--- start Supplied material ---
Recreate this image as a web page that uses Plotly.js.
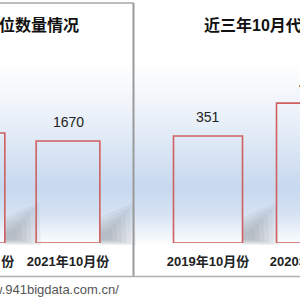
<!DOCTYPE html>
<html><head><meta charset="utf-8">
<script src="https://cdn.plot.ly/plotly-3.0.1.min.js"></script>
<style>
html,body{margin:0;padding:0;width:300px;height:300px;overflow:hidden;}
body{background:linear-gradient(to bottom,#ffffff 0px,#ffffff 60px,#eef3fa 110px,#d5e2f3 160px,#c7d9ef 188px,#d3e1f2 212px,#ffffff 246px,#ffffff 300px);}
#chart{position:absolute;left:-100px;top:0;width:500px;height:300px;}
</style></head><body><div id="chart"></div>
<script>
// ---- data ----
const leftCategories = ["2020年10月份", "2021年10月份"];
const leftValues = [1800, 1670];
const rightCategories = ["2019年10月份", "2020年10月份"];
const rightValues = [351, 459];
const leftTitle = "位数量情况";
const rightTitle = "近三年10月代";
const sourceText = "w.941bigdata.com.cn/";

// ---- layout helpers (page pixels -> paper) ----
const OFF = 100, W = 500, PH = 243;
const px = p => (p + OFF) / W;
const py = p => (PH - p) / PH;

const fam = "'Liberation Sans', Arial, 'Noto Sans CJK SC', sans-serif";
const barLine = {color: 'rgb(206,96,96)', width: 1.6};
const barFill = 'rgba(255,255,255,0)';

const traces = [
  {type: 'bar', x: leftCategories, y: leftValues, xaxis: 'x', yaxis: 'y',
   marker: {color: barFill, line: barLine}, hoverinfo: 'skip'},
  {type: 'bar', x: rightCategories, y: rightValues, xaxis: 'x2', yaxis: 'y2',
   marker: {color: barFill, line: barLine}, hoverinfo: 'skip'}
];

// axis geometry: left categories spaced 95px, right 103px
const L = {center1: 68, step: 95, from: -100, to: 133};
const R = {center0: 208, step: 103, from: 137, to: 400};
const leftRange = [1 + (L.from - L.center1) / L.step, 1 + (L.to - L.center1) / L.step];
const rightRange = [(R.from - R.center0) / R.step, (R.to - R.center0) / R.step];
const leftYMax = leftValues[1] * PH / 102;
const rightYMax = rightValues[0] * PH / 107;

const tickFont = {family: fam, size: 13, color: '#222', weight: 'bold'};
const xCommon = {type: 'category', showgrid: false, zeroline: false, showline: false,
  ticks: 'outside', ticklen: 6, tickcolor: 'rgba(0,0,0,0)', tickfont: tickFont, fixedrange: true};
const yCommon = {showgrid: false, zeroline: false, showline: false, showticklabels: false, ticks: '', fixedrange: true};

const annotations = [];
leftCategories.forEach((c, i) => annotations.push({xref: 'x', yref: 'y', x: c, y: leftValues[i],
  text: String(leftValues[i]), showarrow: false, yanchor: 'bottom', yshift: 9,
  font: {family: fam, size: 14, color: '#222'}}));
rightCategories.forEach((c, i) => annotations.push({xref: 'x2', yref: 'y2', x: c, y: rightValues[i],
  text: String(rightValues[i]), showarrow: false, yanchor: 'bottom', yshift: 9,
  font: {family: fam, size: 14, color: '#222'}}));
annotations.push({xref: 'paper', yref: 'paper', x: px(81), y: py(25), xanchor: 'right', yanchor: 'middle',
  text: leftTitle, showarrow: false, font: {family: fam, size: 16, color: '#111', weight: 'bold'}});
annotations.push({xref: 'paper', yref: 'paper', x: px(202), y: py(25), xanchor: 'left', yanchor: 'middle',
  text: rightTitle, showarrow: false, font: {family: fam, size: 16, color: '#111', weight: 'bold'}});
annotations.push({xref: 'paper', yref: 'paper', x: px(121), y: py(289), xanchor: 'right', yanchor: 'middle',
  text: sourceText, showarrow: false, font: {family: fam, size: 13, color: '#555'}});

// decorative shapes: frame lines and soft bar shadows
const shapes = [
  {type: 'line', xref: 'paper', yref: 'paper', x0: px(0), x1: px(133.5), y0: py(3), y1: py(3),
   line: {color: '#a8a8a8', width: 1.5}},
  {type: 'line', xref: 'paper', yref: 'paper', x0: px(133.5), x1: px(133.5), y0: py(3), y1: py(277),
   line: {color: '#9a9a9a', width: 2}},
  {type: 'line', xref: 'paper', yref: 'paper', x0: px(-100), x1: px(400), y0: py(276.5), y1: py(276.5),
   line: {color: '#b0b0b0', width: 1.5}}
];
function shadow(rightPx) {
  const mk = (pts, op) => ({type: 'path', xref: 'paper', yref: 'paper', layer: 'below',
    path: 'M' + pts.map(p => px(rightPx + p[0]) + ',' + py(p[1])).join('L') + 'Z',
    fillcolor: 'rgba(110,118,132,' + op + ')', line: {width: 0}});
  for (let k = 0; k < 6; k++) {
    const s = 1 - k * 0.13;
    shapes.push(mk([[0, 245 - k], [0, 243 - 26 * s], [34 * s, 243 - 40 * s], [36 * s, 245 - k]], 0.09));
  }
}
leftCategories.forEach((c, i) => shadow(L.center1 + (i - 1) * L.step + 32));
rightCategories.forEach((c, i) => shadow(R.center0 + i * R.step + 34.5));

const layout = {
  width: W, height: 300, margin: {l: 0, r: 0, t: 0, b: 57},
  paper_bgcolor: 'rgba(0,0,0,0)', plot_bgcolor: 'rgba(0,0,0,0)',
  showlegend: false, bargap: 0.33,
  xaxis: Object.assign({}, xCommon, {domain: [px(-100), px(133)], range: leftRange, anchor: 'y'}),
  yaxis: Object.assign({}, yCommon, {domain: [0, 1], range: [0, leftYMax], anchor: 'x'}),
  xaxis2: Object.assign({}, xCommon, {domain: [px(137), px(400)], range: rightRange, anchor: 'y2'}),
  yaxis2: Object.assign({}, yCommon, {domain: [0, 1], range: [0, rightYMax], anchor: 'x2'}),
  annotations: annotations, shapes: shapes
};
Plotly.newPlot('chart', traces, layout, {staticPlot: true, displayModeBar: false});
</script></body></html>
--- end Supplied material ---
Instructions to follow>
Work out the number of lines in this listing that include the word "page". Reply with that number only.

Written response>
2